**RECORD LIST:**
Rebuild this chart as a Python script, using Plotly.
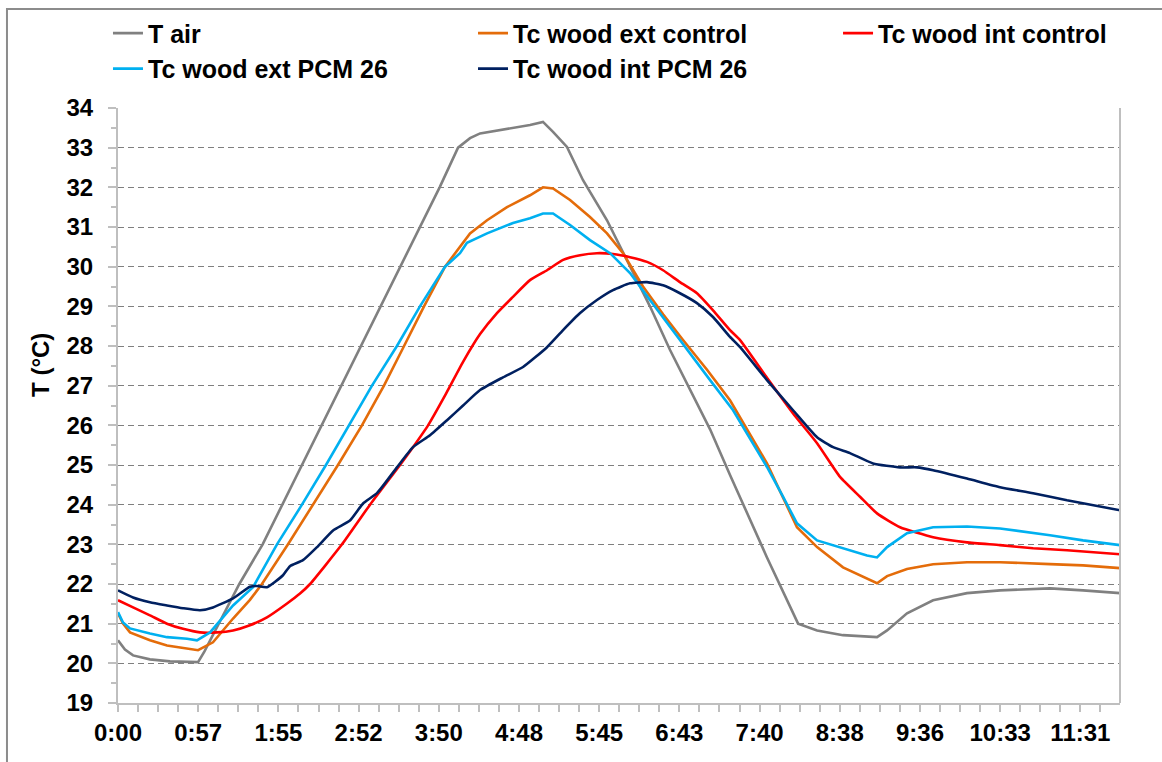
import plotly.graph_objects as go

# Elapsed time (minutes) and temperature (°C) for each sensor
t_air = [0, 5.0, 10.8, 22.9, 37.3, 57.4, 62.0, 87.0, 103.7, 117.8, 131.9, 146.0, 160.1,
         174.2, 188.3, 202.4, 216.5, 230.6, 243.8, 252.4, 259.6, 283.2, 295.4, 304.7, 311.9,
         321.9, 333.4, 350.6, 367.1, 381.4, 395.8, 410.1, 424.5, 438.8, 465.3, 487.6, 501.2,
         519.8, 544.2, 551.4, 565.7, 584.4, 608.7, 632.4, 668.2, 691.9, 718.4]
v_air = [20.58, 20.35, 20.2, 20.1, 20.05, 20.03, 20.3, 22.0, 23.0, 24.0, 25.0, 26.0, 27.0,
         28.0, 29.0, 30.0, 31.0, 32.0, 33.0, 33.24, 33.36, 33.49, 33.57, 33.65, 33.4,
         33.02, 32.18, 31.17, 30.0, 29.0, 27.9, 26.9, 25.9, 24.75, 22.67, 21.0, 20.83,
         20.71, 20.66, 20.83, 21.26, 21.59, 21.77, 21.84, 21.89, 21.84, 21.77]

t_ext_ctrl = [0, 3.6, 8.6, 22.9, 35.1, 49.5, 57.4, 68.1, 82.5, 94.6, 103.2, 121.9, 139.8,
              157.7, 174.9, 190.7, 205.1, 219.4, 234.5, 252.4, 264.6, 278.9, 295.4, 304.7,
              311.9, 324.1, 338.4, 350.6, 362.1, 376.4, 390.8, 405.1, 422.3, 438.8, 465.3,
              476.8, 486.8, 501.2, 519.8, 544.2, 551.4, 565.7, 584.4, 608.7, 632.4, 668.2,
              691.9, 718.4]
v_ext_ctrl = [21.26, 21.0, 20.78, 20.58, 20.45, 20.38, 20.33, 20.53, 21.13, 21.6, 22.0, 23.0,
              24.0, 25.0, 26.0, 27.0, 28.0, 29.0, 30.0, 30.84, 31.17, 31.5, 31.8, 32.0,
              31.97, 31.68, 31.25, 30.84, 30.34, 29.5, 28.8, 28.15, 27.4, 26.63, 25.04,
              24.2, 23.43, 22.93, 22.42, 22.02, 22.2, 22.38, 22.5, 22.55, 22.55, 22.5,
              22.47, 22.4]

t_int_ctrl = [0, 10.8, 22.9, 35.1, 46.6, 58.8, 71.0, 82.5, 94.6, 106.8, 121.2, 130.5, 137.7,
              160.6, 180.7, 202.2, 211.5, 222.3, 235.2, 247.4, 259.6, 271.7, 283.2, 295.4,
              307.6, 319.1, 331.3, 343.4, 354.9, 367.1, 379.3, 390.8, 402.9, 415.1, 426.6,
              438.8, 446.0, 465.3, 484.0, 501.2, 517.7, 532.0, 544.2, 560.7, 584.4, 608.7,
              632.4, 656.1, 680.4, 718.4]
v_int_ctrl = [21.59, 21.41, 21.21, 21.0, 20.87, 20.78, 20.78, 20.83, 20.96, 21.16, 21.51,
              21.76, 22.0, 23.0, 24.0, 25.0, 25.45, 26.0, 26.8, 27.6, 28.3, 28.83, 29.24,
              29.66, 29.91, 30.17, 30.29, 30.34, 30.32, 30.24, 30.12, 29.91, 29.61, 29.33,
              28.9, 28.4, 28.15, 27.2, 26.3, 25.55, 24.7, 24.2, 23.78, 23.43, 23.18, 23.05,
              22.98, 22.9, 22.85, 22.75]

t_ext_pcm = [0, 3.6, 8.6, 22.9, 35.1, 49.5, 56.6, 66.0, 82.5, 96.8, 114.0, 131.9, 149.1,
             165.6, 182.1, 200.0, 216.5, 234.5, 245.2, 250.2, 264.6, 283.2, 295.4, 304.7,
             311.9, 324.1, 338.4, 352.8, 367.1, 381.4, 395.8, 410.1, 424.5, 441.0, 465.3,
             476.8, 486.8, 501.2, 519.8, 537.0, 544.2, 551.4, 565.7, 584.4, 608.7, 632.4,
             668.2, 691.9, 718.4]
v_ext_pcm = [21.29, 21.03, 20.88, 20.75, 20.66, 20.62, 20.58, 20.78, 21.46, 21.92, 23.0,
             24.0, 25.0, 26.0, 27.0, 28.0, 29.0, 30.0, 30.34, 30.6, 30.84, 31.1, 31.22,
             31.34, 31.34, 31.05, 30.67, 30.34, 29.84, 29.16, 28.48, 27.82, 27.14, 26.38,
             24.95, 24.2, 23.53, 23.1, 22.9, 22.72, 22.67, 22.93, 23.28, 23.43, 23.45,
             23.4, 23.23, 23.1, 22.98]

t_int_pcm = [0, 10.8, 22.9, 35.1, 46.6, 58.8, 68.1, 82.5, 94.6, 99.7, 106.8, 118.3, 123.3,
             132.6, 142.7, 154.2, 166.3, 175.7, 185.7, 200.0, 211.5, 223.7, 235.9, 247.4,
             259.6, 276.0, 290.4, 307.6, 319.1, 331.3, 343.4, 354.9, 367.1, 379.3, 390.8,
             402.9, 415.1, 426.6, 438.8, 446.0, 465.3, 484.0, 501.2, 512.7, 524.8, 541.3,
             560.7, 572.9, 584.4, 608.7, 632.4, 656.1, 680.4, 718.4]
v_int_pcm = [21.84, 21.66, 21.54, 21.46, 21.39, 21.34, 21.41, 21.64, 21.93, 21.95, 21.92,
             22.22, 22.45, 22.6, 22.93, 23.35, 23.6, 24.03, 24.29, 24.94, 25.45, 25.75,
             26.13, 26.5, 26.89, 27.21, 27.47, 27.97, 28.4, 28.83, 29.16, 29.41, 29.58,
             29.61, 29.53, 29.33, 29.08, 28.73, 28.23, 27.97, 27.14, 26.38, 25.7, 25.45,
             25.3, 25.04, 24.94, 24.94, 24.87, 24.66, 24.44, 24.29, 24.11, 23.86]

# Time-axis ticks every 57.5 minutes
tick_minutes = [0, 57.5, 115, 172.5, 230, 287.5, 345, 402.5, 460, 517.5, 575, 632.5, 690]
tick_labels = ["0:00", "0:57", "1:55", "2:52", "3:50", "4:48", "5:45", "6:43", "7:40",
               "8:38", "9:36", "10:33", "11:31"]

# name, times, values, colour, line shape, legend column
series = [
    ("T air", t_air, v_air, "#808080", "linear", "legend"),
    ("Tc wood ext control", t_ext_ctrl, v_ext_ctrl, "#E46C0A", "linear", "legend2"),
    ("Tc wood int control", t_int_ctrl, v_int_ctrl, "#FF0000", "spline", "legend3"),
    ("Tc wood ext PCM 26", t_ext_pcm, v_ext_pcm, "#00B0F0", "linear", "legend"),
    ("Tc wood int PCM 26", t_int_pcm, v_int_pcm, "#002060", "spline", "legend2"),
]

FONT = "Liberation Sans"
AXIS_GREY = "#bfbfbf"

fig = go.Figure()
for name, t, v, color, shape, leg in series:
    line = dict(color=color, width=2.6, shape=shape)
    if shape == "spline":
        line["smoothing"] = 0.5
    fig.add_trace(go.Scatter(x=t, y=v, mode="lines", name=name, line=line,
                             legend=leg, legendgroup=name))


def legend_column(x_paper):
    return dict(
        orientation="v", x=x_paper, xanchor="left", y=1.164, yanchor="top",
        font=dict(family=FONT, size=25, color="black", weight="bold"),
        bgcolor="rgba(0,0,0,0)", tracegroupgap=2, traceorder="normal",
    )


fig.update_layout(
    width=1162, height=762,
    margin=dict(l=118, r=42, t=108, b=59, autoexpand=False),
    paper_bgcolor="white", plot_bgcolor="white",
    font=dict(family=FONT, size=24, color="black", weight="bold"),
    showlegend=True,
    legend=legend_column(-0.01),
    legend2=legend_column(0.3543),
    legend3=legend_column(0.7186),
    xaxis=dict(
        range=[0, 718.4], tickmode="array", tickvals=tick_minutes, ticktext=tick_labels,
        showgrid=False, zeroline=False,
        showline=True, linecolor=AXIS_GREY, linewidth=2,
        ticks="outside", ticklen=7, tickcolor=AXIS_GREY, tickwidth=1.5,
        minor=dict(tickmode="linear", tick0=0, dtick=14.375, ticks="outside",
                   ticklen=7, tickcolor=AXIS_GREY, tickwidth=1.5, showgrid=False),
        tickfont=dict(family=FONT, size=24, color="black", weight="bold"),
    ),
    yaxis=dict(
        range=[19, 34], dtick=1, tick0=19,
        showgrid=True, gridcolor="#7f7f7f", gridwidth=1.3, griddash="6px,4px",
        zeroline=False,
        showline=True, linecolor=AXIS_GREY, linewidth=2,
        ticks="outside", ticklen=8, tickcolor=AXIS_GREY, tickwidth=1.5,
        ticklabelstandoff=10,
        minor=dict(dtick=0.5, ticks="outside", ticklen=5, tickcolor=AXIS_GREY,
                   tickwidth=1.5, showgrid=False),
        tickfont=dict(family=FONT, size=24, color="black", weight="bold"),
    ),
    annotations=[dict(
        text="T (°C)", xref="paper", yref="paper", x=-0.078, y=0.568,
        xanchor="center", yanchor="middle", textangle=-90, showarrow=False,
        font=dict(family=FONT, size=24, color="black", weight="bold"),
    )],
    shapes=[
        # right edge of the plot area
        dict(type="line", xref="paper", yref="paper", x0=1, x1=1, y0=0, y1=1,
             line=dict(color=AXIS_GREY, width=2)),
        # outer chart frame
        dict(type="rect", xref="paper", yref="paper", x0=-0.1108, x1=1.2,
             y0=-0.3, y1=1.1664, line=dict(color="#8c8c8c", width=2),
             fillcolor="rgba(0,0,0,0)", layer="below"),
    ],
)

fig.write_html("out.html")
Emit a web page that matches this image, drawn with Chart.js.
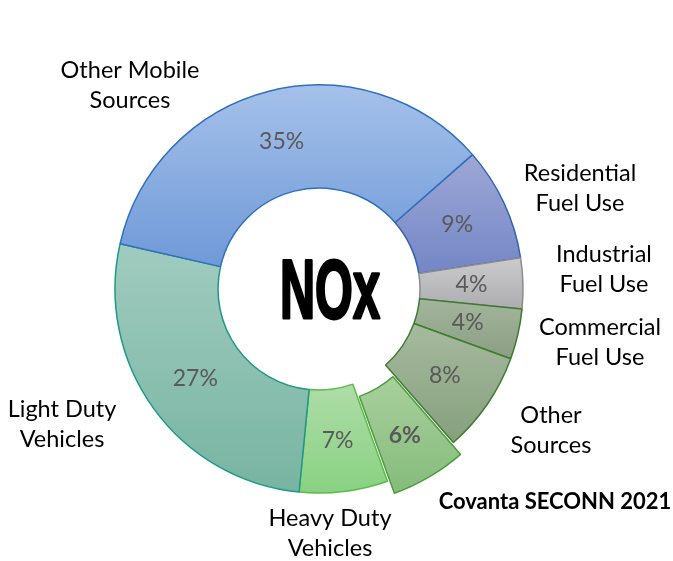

**WHAT THE EXERCISE ASKS:** With all pictures left out, please transcribe exactly the lines from the start of the material through the line with "22.47, 22.4]".

**COMPLETED TASK:**
Rebuild this chart as a Python script, using Plotly.
import plotly.graph_objects as go

# Elapsed time (minutes) and temperature (°C) for each sensor
t_air = [0, 5.0, 10.8, 22.9, 37.3, 57.4, 62.0, 87.0, 103.7, 117.8, 131.9, 146.0, 160.1,
         174.2, 188.3, 202.4, 216.5, 230.6, 243.8, 252.4, 259.6, 283.2, 295.4, 304.7, 311.9,
         321.9, 333.4, 350.6, 367.1, 381.4, 395.8, 410.1, 424.5, 438.8, 465.3, 487.6, 501.2,
         519.8, 544.2, 551.4, 565.7, 584.4, 608.7, 632.4, 668.2, 691.9, 718.4]
v_air = [20.58, 20.35, 20.2, 20.1, 20.05, 20.03, 20.3, 22.0, 23.0, 24.0, 25.0, 26.0, 27.0,
         28.0, 29.0, 30.0, 31.0, 32.0, 33.0, 33.24, 33.36, 33.49, 33.57, 33.65, 33.4,
         33.02, 32.18, 31.17, 30.0, 29.0, 27.9, 26.9, 25.9, 24.75, 22.67, 21.0, 20.83,
         20.71, 20.66, 20.83, 21.26, 21.59, 21.77, 21.84, 21.89, 21.84, 21.77]

t_ext_ctrl = [0, 3.6, 8.6, 22.9, 35.1, 49.5, 57.4, 68.1, 82.5, 94.6, 103.2, 121.9, 139.8,
              157.7, 174.9, 190.7, 205.1, 219.4, 234.5, 252.4, 264.6, 278.9, 295.4, 304.7,
              311.9, 324.1, 338.4, 350.6, 362.1, 376.4, 390.8, 405.1, 422.3, 438.8, 465.3,
              476.8, 486.8, 501.2, 519.8, 544.2, 551.4, 565.7, 584.4, 608.7, 632.4, 668.2,
              691.9, 718.4]
v_ext_ctrl = [21.26, 21.0, 20.78, 20.58, 20.45, 20.38, 20.33, 20.53, 21.13, 21.6, 22.0, 23.0,
              24.0, 25.0, 26.0, 27.0, 28.0, 29.0, 30.0, 30.84, 31.17, 31.5, 31.8, 32.0,
              31.97, 31.68, 31.25, 30.84, 30.34, 29.5, 28.8, 28.15, 27.4, 26.63, 25.04,
              24.2, 23.43, 22.93, 22.42, 22.02, 22.2, 22.38, 22.5, 22.55, 22.55, 22.5,
              22.47, 22.4]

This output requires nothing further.